Ukraine to build synagogue on site of Babyn Yar massacre

The synagogue is expected to open next year to coincide with the 80th anniversary of Holocaust massacre.

A monument commemorating the victims of Babyn Yar (Babi Yar), one of the biggest single massacres of Jews during the Holocaust. (photo credit: REUTERS)
A monument commemorating the victims of Babyn Yar (Babi Yar), one of the biggest single massacres of Jews during the Holocaust.
(photo credit: REUTERS)
Ukraine will build a synagogue at the memorial site commemorating the victims of Babyn Yar, one of the biggest single massacres of Jews during the Nazi Holocaust, the head of the memorial site Max Yakover told Reuters on Friday.

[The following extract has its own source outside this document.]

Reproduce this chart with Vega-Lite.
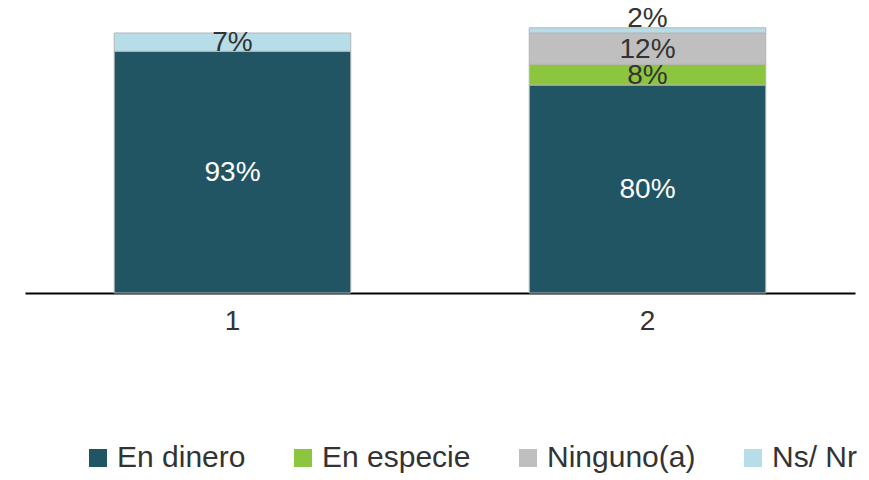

"This should be a significant thing with a very deep meaning," he said.
The synagogue is expected to open next year to coincide with the 80th anniversary of the killings, and would be Kyiv's first new synagogue built since Ukraine's independence in 1991.
The Babyn Yar massacre marked the start of Ukraine's Holocaust in which a pre-war Jewish population of about 1.5 million was virtually wiped out to fulfill Adolf Hitler's goal of a Europe with no Jews.
Mass shootings, mainly by automatic gunfire, on the edge of the Ukrainian capital Kyiv killed nearly 34,000 Jewish men, women and children on Sept. 29-30, 1941.
A memorial project for the victims is being financed in part by Russian tycoon Mikhail Fridman, Ukrainian tycoon Victor Pinchuk and former world heavyweight boxing champion Wladimir Klitschko.